> AVAILABLE RECORDS:
++++++++

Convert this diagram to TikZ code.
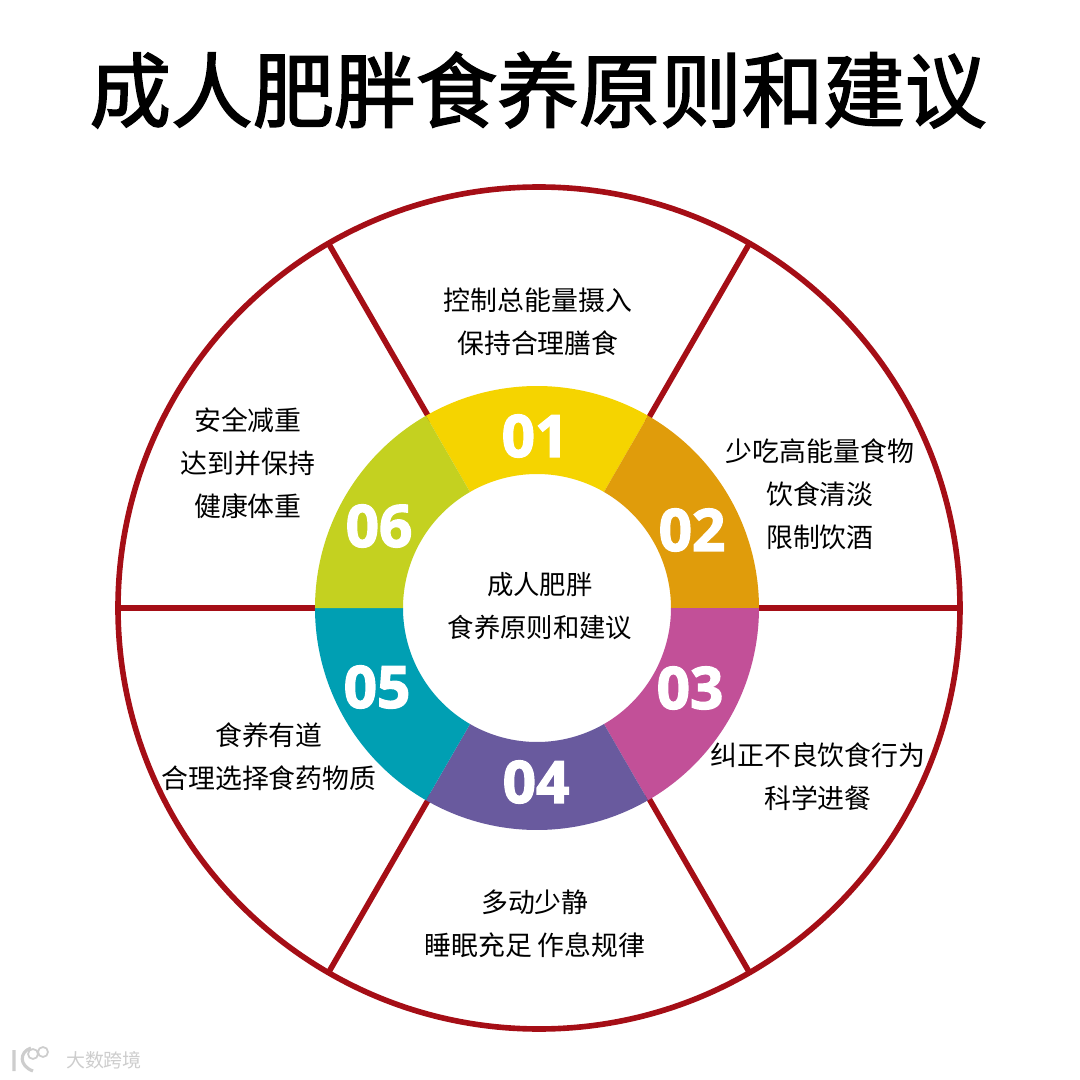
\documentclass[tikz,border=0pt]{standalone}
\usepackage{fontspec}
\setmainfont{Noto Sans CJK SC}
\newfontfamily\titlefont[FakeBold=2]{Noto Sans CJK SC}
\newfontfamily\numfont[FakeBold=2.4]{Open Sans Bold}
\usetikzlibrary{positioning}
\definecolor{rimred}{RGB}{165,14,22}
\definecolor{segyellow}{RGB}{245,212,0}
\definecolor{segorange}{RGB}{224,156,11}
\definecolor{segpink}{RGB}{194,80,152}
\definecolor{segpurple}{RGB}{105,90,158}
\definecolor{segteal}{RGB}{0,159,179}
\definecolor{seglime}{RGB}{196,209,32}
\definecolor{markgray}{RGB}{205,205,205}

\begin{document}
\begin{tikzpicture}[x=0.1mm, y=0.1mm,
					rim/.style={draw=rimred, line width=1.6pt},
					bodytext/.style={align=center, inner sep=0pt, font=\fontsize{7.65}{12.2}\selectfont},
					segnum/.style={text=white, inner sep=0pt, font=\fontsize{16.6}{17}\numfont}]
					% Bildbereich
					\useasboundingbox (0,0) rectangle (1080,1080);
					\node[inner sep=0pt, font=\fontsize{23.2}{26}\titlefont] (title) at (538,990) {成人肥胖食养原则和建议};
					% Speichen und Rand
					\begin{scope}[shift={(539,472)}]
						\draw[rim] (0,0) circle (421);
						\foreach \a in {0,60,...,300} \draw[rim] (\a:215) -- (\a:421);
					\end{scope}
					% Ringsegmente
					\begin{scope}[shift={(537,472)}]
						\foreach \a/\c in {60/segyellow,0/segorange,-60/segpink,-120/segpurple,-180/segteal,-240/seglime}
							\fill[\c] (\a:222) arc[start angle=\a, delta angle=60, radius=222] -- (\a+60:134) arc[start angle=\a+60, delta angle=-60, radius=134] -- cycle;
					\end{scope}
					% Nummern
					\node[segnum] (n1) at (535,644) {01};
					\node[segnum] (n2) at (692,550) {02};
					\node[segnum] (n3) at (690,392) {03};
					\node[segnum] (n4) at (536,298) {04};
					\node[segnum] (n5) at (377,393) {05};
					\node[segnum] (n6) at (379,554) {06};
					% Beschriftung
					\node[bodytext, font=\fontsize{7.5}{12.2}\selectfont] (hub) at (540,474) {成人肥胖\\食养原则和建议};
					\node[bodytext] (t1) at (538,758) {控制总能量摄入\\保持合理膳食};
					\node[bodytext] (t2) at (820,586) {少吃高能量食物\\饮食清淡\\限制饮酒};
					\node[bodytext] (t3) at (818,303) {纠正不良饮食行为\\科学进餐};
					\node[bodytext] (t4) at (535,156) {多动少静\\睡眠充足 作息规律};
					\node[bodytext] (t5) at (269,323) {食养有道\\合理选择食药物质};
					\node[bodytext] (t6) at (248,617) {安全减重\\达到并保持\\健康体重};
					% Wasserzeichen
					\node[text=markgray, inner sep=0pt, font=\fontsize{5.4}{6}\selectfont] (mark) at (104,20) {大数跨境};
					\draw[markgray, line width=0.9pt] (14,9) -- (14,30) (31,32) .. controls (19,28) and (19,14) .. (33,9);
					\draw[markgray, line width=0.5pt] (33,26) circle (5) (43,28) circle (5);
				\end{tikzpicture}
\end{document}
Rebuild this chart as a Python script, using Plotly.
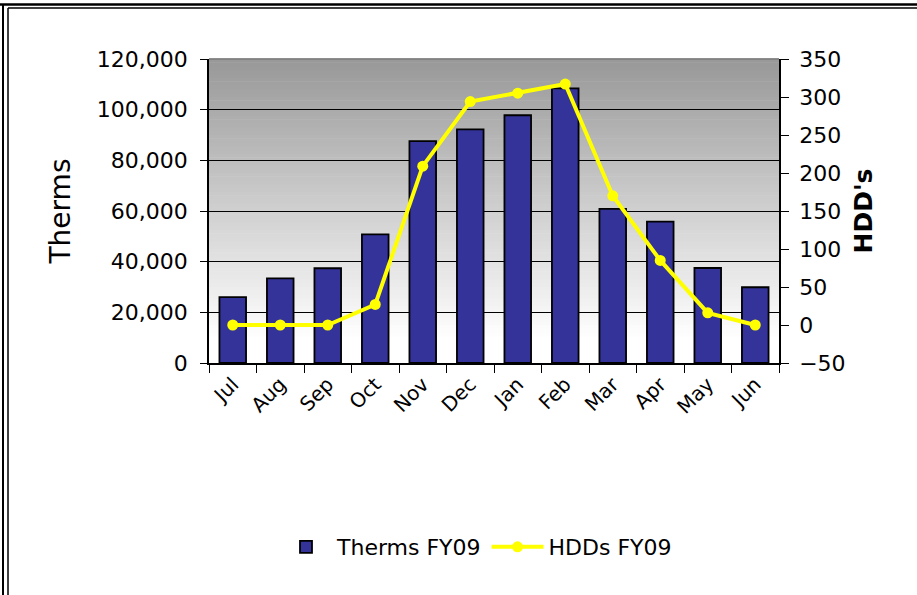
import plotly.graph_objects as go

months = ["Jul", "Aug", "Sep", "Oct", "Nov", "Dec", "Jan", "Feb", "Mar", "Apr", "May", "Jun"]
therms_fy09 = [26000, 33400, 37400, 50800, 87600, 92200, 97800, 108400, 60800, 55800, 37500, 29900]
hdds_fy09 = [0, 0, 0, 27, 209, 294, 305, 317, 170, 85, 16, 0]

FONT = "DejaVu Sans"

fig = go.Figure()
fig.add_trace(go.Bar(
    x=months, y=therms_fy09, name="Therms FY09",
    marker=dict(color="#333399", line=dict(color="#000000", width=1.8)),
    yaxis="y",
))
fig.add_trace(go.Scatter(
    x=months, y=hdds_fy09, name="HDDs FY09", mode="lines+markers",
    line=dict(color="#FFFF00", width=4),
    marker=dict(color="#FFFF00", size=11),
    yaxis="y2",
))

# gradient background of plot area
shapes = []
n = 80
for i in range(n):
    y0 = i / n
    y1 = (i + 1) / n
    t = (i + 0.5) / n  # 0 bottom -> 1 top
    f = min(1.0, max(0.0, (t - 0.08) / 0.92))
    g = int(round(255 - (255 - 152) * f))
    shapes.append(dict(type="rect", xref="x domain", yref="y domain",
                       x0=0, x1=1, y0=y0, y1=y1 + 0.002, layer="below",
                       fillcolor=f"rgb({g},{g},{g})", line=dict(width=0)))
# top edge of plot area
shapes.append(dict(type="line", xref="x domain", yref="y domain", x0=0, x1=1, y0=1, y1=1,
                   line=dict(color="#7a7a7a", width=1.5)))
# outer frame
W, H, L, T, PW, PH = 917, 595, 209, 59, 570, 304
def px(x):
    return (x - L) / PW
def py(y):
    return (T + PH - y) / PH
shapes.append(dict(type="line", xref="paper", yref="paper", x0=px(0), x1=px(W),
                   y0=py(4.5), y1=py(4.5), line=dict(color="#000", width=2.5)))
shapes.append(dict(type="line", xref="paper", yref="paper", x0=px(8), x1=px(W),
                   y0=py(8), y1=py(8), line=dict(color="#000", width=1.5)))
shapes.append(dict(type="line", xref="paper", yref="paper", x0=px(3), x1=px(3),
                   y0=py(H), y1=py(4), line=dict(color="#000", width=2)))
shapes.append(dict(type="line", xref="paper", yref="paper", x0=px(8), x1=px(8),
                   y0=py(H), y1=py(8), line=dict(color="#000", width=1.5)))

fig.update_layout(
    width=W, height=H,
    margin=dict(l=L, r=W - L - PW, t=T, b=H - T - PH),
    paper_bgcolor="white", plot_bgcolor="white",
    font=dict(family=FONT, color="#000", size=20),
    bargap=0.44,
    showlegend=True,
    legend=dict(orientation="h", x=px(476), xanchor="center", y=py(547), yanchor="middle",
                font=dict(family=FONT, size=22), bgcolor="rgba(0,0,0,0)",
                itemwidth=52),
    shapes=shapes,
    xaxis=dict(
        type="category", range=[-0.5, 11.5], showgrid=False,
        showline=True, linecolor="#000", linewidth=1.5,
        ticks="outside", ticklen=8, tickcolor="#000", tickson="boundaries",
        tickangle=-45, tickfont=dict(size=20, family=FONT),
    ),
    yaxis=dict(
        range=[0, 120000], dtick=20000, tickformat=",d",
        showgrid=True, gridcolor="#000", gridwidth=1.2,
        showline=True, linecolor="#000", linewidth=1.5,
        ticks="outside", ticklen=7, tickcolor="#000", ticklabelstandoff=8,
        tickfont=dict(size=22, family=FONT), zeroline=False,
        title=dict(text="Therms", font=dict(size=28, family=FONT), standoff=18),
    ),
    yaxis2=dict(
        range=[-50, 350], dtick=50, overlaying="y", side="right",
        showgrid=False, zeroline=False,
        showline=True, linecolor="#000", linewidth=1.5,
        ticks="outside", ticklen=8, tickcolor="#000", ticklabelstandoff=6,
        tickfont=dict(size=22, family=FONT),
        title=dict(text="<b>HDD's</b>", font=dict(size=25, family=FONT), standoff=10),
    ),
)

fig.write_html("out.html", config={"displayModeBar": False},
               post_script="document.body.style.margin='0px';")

++++++++

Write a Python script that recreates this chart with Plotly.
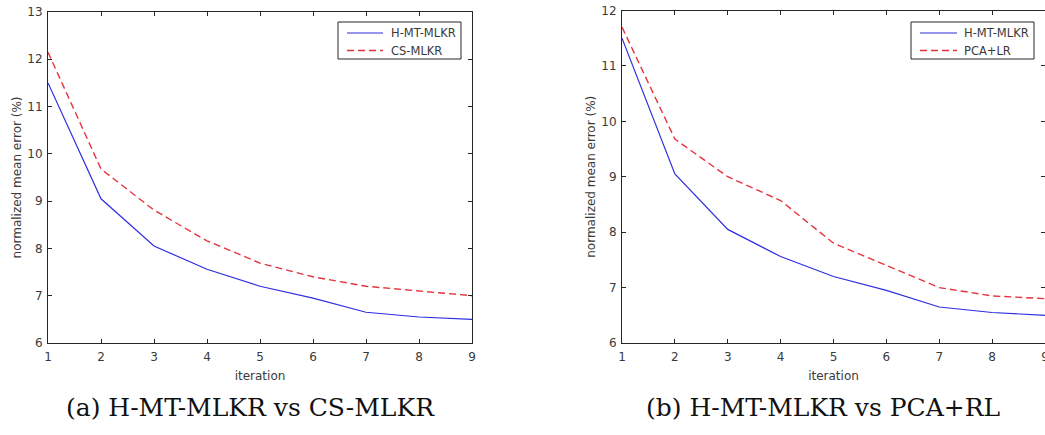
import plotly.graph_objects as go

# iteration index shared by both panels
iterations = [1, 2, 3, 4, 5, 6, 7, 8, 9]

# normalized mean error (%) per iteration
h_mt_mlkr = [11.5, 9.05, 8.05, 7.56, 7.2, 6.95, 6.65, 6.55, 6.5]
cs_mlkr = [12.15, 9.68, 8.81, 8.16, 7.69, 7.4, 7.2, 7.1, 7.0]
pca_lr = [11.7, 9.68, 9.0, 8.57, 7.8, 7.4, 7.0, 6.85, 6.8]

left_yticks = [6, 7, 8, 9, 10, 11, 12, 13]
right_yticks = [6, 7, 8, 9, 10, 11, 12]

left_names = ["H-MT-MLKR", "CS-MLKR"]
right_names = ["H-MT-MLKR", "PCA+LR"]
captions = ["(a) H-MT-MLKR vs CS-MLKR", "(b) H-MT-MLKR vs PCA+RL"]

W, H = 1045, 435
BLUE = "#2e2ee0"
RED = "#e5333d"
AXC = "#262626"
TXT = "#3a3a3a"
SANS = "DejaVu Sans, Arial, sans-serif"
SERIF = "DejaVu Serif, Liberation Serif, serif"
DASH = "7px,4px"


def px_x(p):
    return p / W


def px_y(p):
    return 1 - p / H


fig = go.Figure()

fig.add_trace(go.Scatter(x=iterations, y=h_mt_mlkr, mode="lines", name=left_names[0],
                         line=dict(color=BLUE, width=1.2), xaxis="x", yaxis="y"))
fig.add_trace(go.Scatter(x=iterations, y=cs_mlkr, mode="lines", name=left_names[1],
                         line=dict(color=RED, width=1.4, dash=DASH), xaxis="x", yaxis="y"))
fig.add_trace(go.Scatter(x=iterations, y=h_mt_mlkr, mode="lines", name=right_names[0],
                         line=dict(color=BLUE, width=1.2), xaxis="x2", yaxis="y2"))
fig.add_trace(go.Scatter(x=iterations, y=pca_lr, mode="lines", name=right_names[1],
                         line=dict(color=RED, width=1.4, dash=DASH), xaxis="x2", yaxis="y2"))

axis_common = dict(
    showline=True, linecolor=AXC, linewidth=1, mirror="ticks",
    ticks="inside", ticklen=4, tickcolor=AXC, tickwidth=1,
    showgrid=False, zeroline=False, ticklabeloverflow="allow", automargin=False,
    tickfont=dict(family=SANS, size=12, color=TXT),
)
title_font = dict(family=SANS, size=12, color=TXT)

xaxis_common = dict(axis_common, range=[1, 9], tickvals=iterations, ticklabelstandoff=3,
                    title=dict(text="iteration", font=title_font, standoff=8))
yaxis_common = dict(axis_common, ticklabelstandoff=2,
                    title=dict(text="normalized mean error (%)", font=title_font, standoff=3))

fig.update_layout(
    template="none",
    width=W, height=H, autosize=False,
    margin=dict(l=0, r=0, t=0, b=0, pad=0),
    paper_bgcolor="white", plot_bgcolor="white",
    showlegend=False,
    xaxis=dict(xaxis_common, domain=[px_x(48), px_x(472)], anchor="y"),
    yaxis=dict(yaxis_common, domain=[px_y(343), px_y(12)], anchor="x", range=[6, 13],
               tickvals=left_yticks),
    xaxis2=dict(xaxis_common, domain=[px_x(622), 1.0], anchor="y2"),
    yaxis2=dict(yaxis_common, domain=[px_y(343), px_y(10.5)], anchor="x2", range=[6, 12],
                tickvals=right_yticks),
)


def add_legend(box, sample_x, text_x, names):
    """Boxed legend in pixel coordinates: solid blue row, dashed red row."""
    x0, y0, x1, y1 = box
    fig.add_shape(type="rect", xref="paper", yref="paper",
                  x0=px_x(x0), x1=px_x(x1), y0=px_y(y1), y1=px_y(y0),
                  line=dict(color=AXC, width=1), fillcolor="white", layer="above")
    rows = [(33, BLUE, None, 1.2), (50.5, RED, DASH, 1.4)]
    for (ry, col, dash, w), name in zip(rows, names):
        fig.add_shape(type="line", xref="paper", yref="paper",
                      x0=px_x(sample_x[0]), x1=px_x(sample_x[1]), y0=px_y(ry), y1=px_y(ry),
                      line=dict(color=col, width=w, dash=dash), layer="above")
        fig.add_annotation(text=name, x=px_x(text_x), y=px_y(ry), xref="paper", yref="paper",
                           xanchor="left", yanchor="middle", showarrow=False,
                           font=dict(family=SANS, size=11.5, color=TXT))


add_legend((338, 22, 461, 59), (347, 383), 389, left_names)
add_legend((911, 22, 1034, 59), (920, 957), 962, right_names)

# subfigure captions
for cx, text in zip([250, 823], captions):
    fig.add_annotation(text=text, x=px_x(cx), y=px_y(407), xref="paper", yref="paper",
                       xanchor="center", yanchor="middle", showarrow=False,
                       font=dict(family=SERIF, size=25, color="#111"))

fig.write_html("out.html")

++++++++

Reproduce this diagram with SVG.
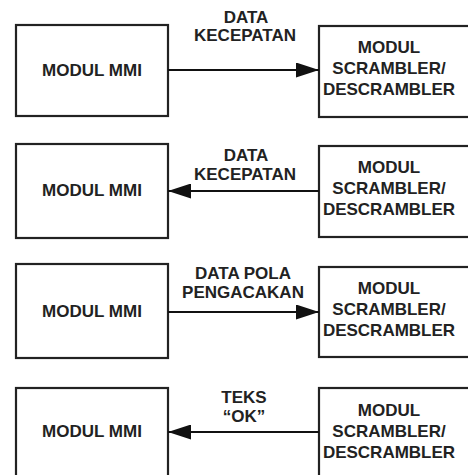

++++++++

> TO BE DONE:
Only lines holding the string "Python" are wanted; gather each one from the entries above.

> ANSWER TO THE TASK:
Rebuild this chart as a Python script, using Plotly.
Write a Python script that recreates this chart with Plotly.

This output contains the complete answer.